# Given instruction:
Your output is the lines from the first one to the one containing "const floorY = 505;", repeated exactly, with images left out.

# Given entries:
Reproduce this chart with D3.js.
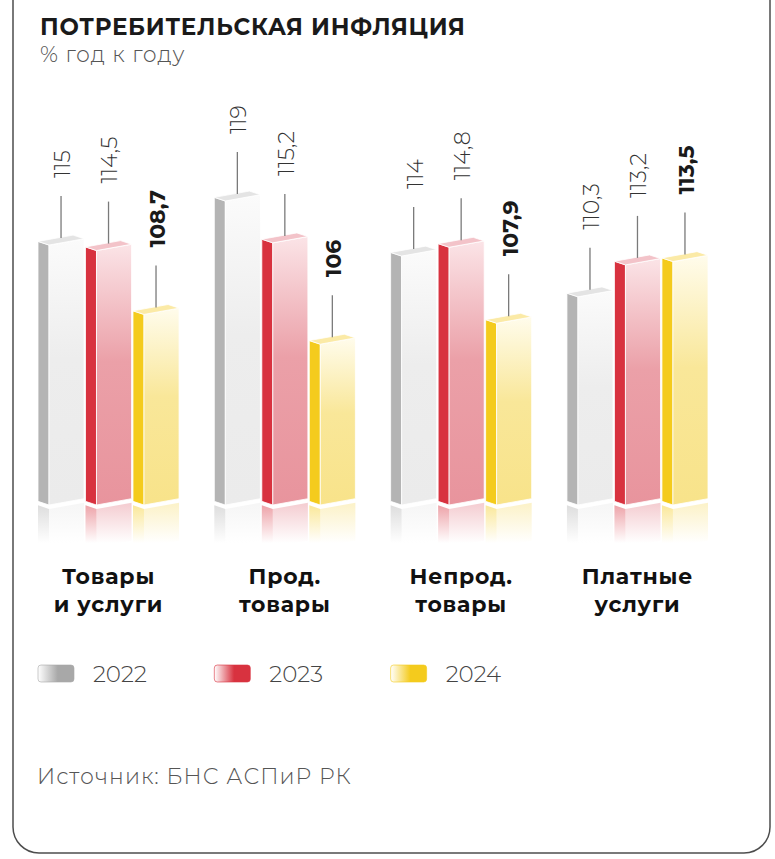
<!DOCTYPE html>
<html>
<head>
<meta charset="utf-8">
<script src="https://cdn.jsdelivr.net/npm/d3@7"></script>
<style>
  body { margin: 0; background: #fff; }
  svg { display: block; font-family: Montserrat, Inter, sans-serif; }
</style>
</head>
<body>
<div id="chart"></div>
<script>
/* Data */
const categories = [["Товары", "и услуги"], ["Прод.", "товары"], ["Непрод.", "товары"], ["Платные", "услуги"]];
const years = ["2022", "2023", "2024"];
const values2022 = [115, 119, 114, 110.3];
const values2023 = [114.5, 115.2, 114.8, 113.2];
const values2024 = [108.7, 106, 107.9, 113.5];
const yBaseValue = 91.4; // value sitting on the floor line

const width = 775, height = 859;
const floorY = 505;

const colors = {
  "2022": { side: "#b4b4b4", top: "#e4e4e4", frontTop: "#fbfbfb", frontBottom: "#ebebeb", swatch: "#a8a8a8" },
  "2023": { side: "#d8323f", top: "#f3c3c9", frontTop: "#fbe4e7", frontBottom: "#e8949d", swatch: "#d8323f" },
  "2024": { side: "#f4cb1d", top: "#fbeaa6", frontTop: "#fffcec", frontBottom: "#f8e38a", swatch: "#f4cb1d" }
};

const seriesValues = [values2022, values2023, values2024];
const rows = [];
categories.forEach((c, i) => {
  years.forEach((y, j) => rows.push({ cat: i, year: y, value: seriesValues[j][i], bold: y === "2024" }));
});

const svg = d3.select("#chart").append("svg").attr("width", width).attr("height", height);
const defs = svg.append("defs");

// card
svg.append("rect")
  .attr("x", 13).attr("y", -40)
  .attr("width", 757).attr("height", 893)
  .attr("rx", 26)
  .attr("fill", "#fff")
  .attr("stroke", "#4d4d4d")
  .attr("stroke-width", 1.5);

// gradients
years.forEach(y => {
  const c = colors[y];
  const g = defs.append("linearGradient").attr("id", "front" + y).attr("x1", 0).attr("y1", 0).attr("x2", 0).attr("y2", 1);
  g.append("stop").attr("offset", 0).attr("stop-color", c.frontTop);
  g.append("stop").attr("offset", 0.45).attr("stop-color", d3.interpolateRgb(c.frontTop, c.frontBottom)(0.85));
  g.append("stop").attr("offset", 1).attr("stop-color", c.frontBottom);

  ["side", "frontBottom"].forEach(k => {
    const r = defs.append("linearGradient").attr("id", "refl" + k + y)
      .attr("gradientUnits", "userSpaceOnUse")
      .attr("x1", 0).attr("y1", floorY).attr("x2", 0).attr("y2", floorY + 38);
    r.append("stop").attr("offset", 0).attr("stop-color", c[k]).attr("stop-opacity", 0.45);
    r.append("stop").attr("offset", 1).attr("stop-color", c[k]).attr("stop-opacity", 0);
  });

  const s = defs.append("linearGradient").attr("id", "swatch" + y).attr("x1", 0).attr("y1", 0).attr("x2", 1).attr("y2", 0);
  s.append("stop").attr("offset", 0).attr("stop-color", "#fff");
  s.append("stop").attr("offset", 0.55).attr("stop-color", c.swatch);
  s.append("stop").attr("offset", 1).attr("stop-color", c.swatch);
});

/* Scales */
const x0 = d3.scaleBand()
  .domain(d3.range(categories.length))
  .range([38, 708])
  .paddingInner(0.2)
  .paddingOuter(0);

const x1 = d3.scaleBand()
  .domain(years)
  .range([0, x0.bandwidth()])
  .paddingInner(0.03)
  .paddingOuter(0);

const yScale = d3.scaleLinear()
  .domain([yBaseValue, 119])
  .range([floorY, 201]);

const sideW = 11, ks = 0.33, kf = 0.18;

function geom(d) {
  const bx = x0(d.cat) + x1(d.year);
  const xf = bx + sideW;
  const w = x1.bandwidth() - sideW;
  const y0 = yScale(d.value);
  return { bx, xf, w, y0 };
}
const pts = a => a.map(p => p.join(",")).join(" ");

const bars = svg.append("g").selectAll("g").data(rows).enter().append("g");

// reflections
const gap = 4, reflLen = 38;
bars.append("polygon")
  .attr("points", d => {
    const g = geom(d);
    return pts([[g.bx, floorY - sideW * ks + gap], [g.xf, floorY + gap], [g.xf, floorY + gap + reflLen], [g.bx, floorY - sideW * ks + gap + reflLen]]);
  })
  .attr("fill", d => `url(#reflside${d.year})`);
bars.append("polygon")
  .attr("points", d => {
    const g = geom(d);
    return pts([[g.xf, floorY + gap], [g.xf + g.w, floorY - g.w * kf + gap], [g.xf + g.w, floorY - g.w * kf + gap + reflLen], [g.xf, floorY + gap + reflLen]]);
  })
  .attr("fill", d => `url(#reflfrontBottom${d.year})`);

// side face
bars.append("polygon")
  .attr("points", d => {
    const g = geom(d);
    return pts([[g.bx, g.y0 - sideW * ks], [g.xf, g.y0], [g.xf, floorY], [g.bx, floorY - sideW * ks]]);
  })
  .attr("fill", d => colors[d.year].side)
  .attr("stroke", "#fff").attr("stroke-width", 0.8);

// front face
bars.append("polygon")
  .attr("points", d => {
    const g = geom(d);
    return pts([[g.xf, g.y0], [g.xf + g.w, g.y0 - g.w * kf], [g.xf + g.w, floorY - g.w * kf], [g.xf, floorY]]);
  })
  .attr("fill", d => `url(#front${d.year})`)
  .attr("stroke", "#fff").attr("stroke-width", 0.8);

// top face
bars.append("polygon")
  .attr("points", d => {
    const g = geom(d);
    return pts([[g.bx, g.y0 - sideW * ks], [g.xf, g.y0], [g.xf + g.w, g.y0 - g.w * kf], [g.xf + g.w - sideW, g.y0 - g.w * kf - sideW * ks]]);
  })
  .attr("fill", d => colors[d.year].top)
  .attr("stroke", "#fff").attr("stroke-width", 0.8);

// leader lines and value labels
const lineLen = 42, labelGap = 18;
function topCenter(d) {
  const g = geom(d);
  return [g.xf + (g.w - sideW) / 2, g.y0 - (sideW * ks + g.w * kf) / 2];
}
bars.append("line")
  .attr("x1", d => topCenter(d)[0]).attr("x2", d => topCenter(d)[0])
  .attr("y1", d => topCenter(d)[1] - 2)
  .attr("y2", d => topCenter(d)[1] - 2 - lineLen)
  .attr("stroke", "#7a7a7a").attr("stroke-width", 1.3);

bars.append("text")
  .attr("transform", d => {
    const [cx, cy] = topCenter(d);
    return `translate(${cx + 1},${cy - 2 - lineLen - labelGap}) rotate(-90)`;
  })
  .attr("dy", "0.36em")
  .attr("text-anchor", "start")
  .style("font-size", "22px")
  .style("font-weight", d => d.bold ? 700 : 300)
  .attr("fill", d => d.bold ? "#1a1a1a" : "#333")
  .text(d => String(d.value).replace(".", ","));

// category labels
const catG = svg.append("g").selectAll("text").data(categories).enter().append("text")
  .attr("text-anchor", "middle")
  .attr("x", (d, i) => x0(i) + x0.bandwidth() / 2)
  .attr("y", 584)
  .style("font-size", "22px")
  .style("font-weight", 700)
  .style("letter-spacing", "0.8px")
  .attr("fill", "#111");
catG.selectAll("tspan").data(d => d).enter().append("tspan")
  .attr("x", function () { return d3.select(this.parentNode).attr("x"); })
  .attr("dy", (d, i) => i === 0 ? 0 : 28)
  .text(d => d);

// legend
const legend = svg.append("g").selectAll("g").data(years).enter().append("g")
  .attr("transform", (d, i) => `translate(${x0(i)},665)`);
legend.append("rect")
  .attr("width", 36).attr("height", 17).attr("rx", 3)
  .attr("fill", d => `url(#swatch${d})`)
  .attr("stroke", d => colors[d].swatch).attr("stroke-opacity", 0.6).attr("stroke-width", 1);
legend.append("text")
  .attr("x", 55).attr("y", 17)
  .style("font-size", "23px")
  .style("font-weight", 300)
  .attr("fill", "#444")
  .text(d => d);

// title
svg.append("text")
  .attr("x", 40).attr("y", 35)
  .style("font-size", "23px")
  .style("font-weight", 700)
  .style("letter-spacing", "0.75px")
  .attr("fill", "#1a1a1a")
  .text("ПОТРЕБИТЕЛЬСКАЯ ИНФЛЯЦИЯ");
svg.append("text")
  .attr("x", 40).attr("y", 62)
  .style("font-size", "22px")
  .style("font-weight", 300)
  .style("letter-spacing", "0.9px")
  .attr("fill", "#555")
  .text("% год к году");

// source
svg.append("text")
  .attr("x", 37).attr("y", 784)
  .style("font-size", "22px")
  .style("font-weight", 300)
  .style("letter-spacing", "1.1px")
  .attr("fill", "#555")
  .text("Источник: БНС АСПиР РК");
</script>
</body>
</html>
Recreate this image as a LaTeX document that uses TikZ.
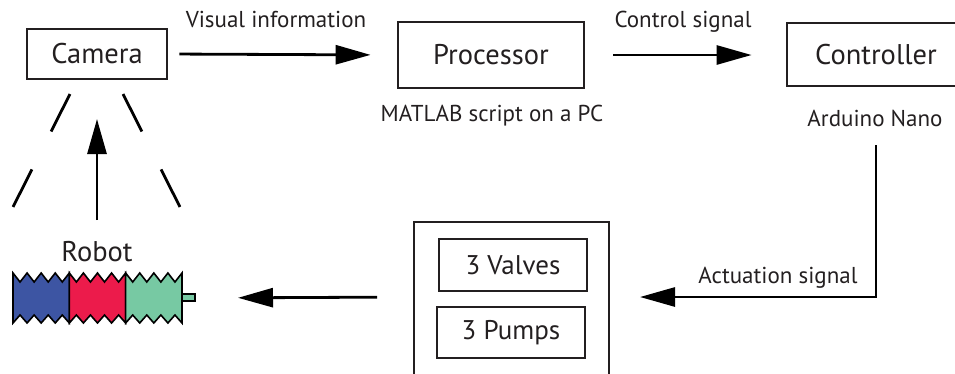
\documentclass[tikz,border=0pt]{standalone}
\usepackage{fontspec}
\setmainfont{PT Sans}
\usetikzlibrary{arrows.meta}
\definecolor{ink}{HTML}{231F20}
\definecolor{segblue}{HTML}{3D55A3}
\definecolor{segred}{HTML}{EC1B4B}
\definecolor{seggreen}{HTML}{77C9A3}
\tikzset{
  mainbox/.style={draw=ink, line width=2.8pt, inner sep=0pt, text=ink, font=\fontsize{28.5}{32}\selectfont},
  subbox/.style={draw=ink, line width=1.7pt, inner sep=0pt, text=ink, font=\fontsize{27}{31}\selectfont},
  outerbox/.style={draw=ink, line width=2.2pt},
  edgelabel/.style={text=ink, font=\fontsize{23}{27}\selectfont, inner sep=0pt, anchor=base},
  flow/.style={draw=black, line width=2.8pt, -{Triangle[length=35pt,width=19pt]}},
  beam/.style={draw=black, line width=2.8pt, dash pattern=on 42pt off 42.5pt},
  robotline/.style={draw=black, line width=1.6pt, line join=miter},
}
% one corrugated body segment: left x, colour
\newcommand\robotseg[2]{%
  \filldraw[fill=#2, robotline] (#1,273)
    \foreach \k in {1,...,4}{ -- ({#1+(\k-0.5)*14.08},282) -- ({#1+\k*14.08},273)}
    -- ({#1+4*14.08},323)
    \foreach \k in {4,...,1}{ -- ({#1+(\k-0.5)*14.08},315) -- ({#1+(\k-1)*14.08},323)}
    -- cycle;}
\begin{document}
\begin{tikzpicture}[x=1pt,y=-1pt]
\useasboundingbox (0,0) rectangle (955,373);

% main blocks
\node[mainbox, minimum width=140pt, minimum height=50pt] (camera) at (97,54) {Camera};
\node[mainbox, minimum width=186pt, minimum height=66pt] (proc) at (491,55) {Processor};
\node[mainbox, minimum width=178pt, minimum height=63pt] (ctrl) at (876,54.5) {Controller};

\node[edgelabel] (matlab) at (492,121) {MATLAB script on a PC};
\node[edgelabel] (arduino) at (875,126) {Arduino Nano};

% actuator block
\draw[outerbox] (414,390) -- (414,222) -- (609,222) -- (609,390);
\node[subbox, minimum width=148pt, minimum height=52pt] (valves) at (513,265) {3 Valves};
\node[subbox, minimum width=148pt, minimum height=51pt] (pumps) at (511,332.5) {3 Pumps};
\coordinate (act) at (511.5,297);

% robot
\node[text=ink, font=\fontsize{28.5}{32}\selectfont, inner sep=0pt] (robotlbl) at (97,252) {Robot};
\filldraw[fill=seggreen, robotline] (180,294) rectangle (195,301);
\robotseg{13}{segblue}
\robotseg{69.33}{segred}
\robotseg{125.67}{seggreen}
\coordinate (robot) at (182,298);

% signal flow
\draw[flow, shorten <=11pt, shorten >=26pt] (camera.east) -- (proc.west);
\node[edgelabel] (vislbl) at (276,27) {Visual information};
\draw[flow, shorten <=28pt, shorten >=34pt] (proc.east) -- (ctrl.west |- proc.east);
\node[edgelabel] (ctrllbl) at (683,27) {Control signal};
\coordinate (actstart) at (876,145);
\coordinate (acttip) at (640,297);
\draw[flow, line join=miter] (actstart) |- (acttip);
\node[edgelabel] (actlbl) at (778,283) {Actuation signal};
\draw[flow, shorten <=37pt, shorten >=43pt] (act -| 414,0) -- (robot -| 195,0);

% camera field of view and feedback
\coordinate (fovl) at (70,94);
\coordinate (fovr) at (123,94);
\draw[beam] (fovl) -- (13,207);
\draw[beam] (fovr) -- (180,207);
\draw[flow] (97,220) -- (camera.south |- 0,119);
\end{tikzpicture}
\end{document}
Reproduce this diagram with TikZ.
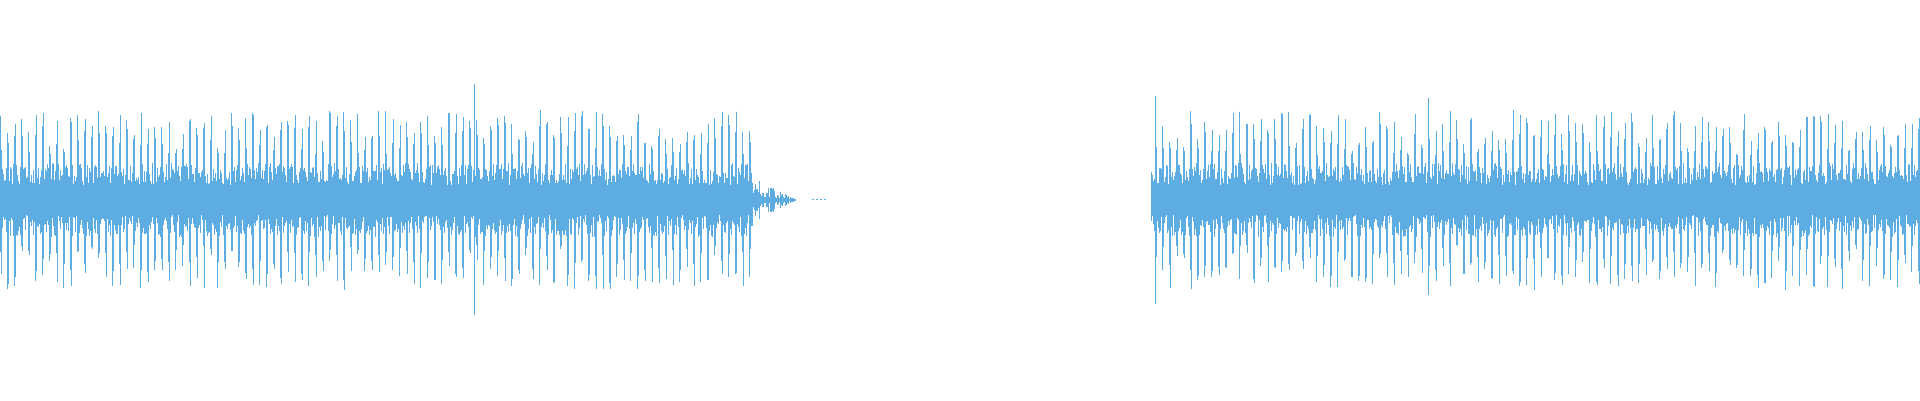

# Solved exercise:
Reproduce this chart with D3.js.
<!DOCTYPE html>
<html>
<head>
<meta charset="utf-8">
<script src="https://cdn.jsdelivr.net/npm/d3@7"></script>
<style>
  body { margin: 0; background: #fff; }
  svg { display: block; font-family: Montserrat, Inter, sans-serif; }
</style>
</head>
<body>
<div id="chart"></div>
<script>
/* Data */
const categories = [["Товары", "и услуги"], ["Прод.", "товары"], ["Непрод.", "товары"], ["Платные", "услуги"]];
const years = ["2022", "2023", "2024"];
const values2022 = [115, 119, 114, 110.3];
const values2023 = [114.5, 115.2, 114.8, 113.2];
const values2024 = [108.7, 106, 107.9, 113.5];
const yBaseValue = 91.4; // value sitting on the floor line

const width = 775, height = 859;
const floorY = 505;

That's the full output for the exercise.